The party of exiled former Bolivian President Evo Morales has named the candidates for its ticket in the country’s May elections, which will serve as a rerun of a fiercely disputed October vote.
Former Foreign Minister David Choquehuanca, a member of the Aymara indigenous group, was picked as the Movement for Socialism (MAS)’s presidential candidate, while coca farmer Andronico Rodriguez will join the race as the vice-presidential candidate, party official and union leader Theodore Mamani confirmed to Reuters news agency on Friday.
He added that the selection was made a day earlier by party consensus.
The choice may need to be rubber-stamped by Morales himself, despite Bolivia’s first indigenous president currently being in exile in Argentina‘s capital, Buenos Aires.
Later on Friday, Morales tweeted a document saying the two were “pre-candidates” along with two more of his close allies – Luis Arce Catacora and Diego Pary Rodriguez.

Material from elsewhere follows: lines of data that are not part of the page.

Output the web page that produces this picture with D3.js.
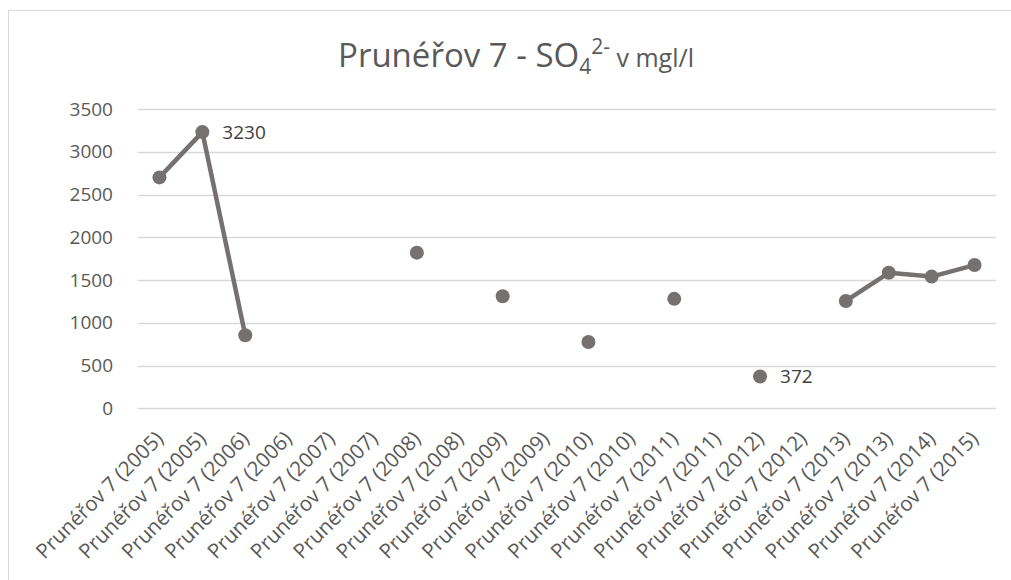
<!DOCTYPE html>
<html>
<head>
<meta charset="utf-8">
<script src="https://cdn.jsdelivr.net/npm/d3@7"></script>
<style>
  body { margin: 0; background: #fff; }
  svg { display: block; }
  text { font-family: "Open Sans", "Noto Sans", sans-serif; }
</style>
</head>
<body>
<svg id="chart" width="1011" height="580"></svg>
<script>
const categories = [
  "Prunéřov 7 (2005)", "Prunéřov 7 (2005)", "Prunéřov 7 (2006)", "Prunéřov 7 (2006)",
  "Prunéřov 7 (2007)", "Prunéřov 7 (2007)", "Prunéřov 7 (2008)", "Prunéřov 7 (2008)",
  "Prunéřov 7 (2009)", "Prunéřov 7 (2009)", "Prunéřov 7 (2010)", "Prunéřov 7 (2010)",
  "Prunéřov 7 (2011)", "Prunéřov 7 (2011)", "Prunéřov 7 (2012)", "Prunéřov 7 (2012)",
  "Prunéřov 7 (2013)", "Prunéřov 7 (2013)", "Prunéřov 7 (2014)", "Prunéřov 7 (2015)"
];
const values = [2700, 3230, 855, null, null, null, 1820, null, 1310, null,
                775, null, 1280, null, 372, null, 1255, 1585, 1540, 1675];
const labelled = [1, 14];
const yTicks = [0, 500, 1000, 1500, 2000, 2500, 3000, 3500];

const svg = d3.select("#chart");
const color = "#767171";
const textColor = "#595959";

// chart border
svg.append("rect").attr("x", 8.5).attr("y", 10.5).attr("width", 1010).attr("height", 580)
  .attr("fill", "#fff").attr("stroke", "#d9d9d9").attr("stroke-width", 1);

const x = d3.scaleBand().domain(d3.range(categories.length)).range([138, 996]).padding(0);
const y = d3.scaleLinear().domain([0, 3500]).range([408.3, 109]);
const cx = i => x(i) + x.bandwidth() / 2;

// gridlines
svg.append("g").selectAll("line").data(yTicks).join("line")
  .attr("x1", 138).attr("x2", 996)
  .attr("y1", d => Math.round(y(d)) + 0.5).attr("y2", d => Math.round(y(d)) + 0.5)
  .attr("stroke", "#d9d9d9").attr("stroke-width", 1.3);

// y axis
const yAxis = svg.append("g").attr("transform", "translate(121,0)")
  .call(d3.axisLeft(y).tickValues(yTicks).tickSize(0).tickPadding(8).tickFormat(d3.format("d")));
yAxis.select(".domain").remove();
yAxis.selectAll("text").attr("fill", textColor).style("font-size", "19px")
  .style("font-family", '"Open Sans", sans-serif');

// x axis
const xAxis = svg.append("g").attr("transform", "translate(0,408)")
  .call(d3.axisBottom(x).tickSize(0).tickFormat(i => categories[i]));
xAxis.select(".domain").remove();
xAxis.selectAll("text")
  .attr("fill", textColor).style("font-size", "20.5px")
  .style("font-family", '"Open Sans", sans-serif')
  .attr("text-anchor", "end")
  .attr("dy", null).attr("y", 0)
  .attr("transform", "translate(5,32) rotate(-45)");

// line with gaps
const line = d3.line().defined(d => d != null).x((d, i) => cx(i)).y(d => y(d));
svg.append("path").datum(values).attr("d", line)
  .attr("fill", "none").attr("stroke", color).attr("stroke-width", 4.5)
  .attr("stroke-linejoin", "round");

// markers
const pts = values.map((v, i) => ({ v, i })).filter(d => d.v != null);
svg.append("g").selectAll("circle").data(pts).join("circle")
  .attr("cx", d => cx(d.i)).attr("cy", d => y(d.v)).attr("r", 7)
  .attr("fill", color);

// data labels
svg.append("g").selectAll("text").data(pts.filter(d => labelled.includes(d.i))).join("text")
  .attr("x", d => cx(d.i) + 20).attr("y", d => y(d.v) + 7)
  .attr("fill", "#404040").style("font-size", "19px")
  .text(d => d.v);

// title
const title = svg.append("text").attr("x", 516).attr("y", 67).attr("text-anchor", "middle")
  .attr("fill", textColor).style("font-size", "33px");
title.append("tspan").text("Prunéřov 7 - SO");
title.append("tspan").style("font-size", "21px").attr("dy", 7).text("4");
title.append("tspan").style("font-size", "21px").attr("dy", -20).text("2-");
title.append("tspan").style("font-size", "25px").attr("dy", 13).text(" v mgl/l");
</script>
</body>
</html>
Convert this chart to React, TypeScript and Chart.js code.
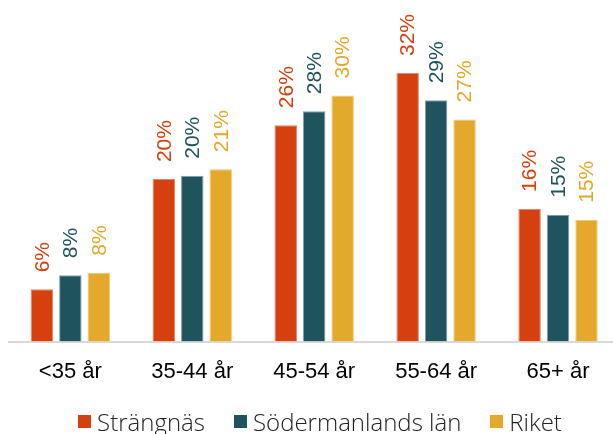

The party leader, who is barred from running for president again, posted a photo of himself with the pre-candidates, minus Rodriguez who Morales said could not attend the meeting for security reasons.
Senior MAS party officials are scheduled to meet this weekend in Buenos Aires.
The ticket must formalise its participation in the election to the electoral tribunal by February 3.
— Evo Morales Ayma (@evoespueblo) January 17, 2020
TRANSLATION: Today, in Buenos Aires, meeting with my pre-candidate brothers, we have signed the Agreement for the unity and strengthening of MAS-IPSP.
Choquehuanca, 58, is a veteran indigenous politician who was born in the Bolivian highlands. Rodriguez, 30, is vice president of a prominent coca farmer union in the city of Cochabamba.
Morales, a socialist icon who led Bolivia for nearly 14 years, stepped down on November 10 after a disputed election victory sparked protests and led to allies, the police and the military pulling their support.
The country has since been under the stewardship of a controversial interim government led by former Senator Jeanine Anez.
Bolivia’s electoral tribunal set May 3 as the date for fresh elections after an Organization of American States (OAS) audit found serious irregularities in the way votes were counted in the disputed October election.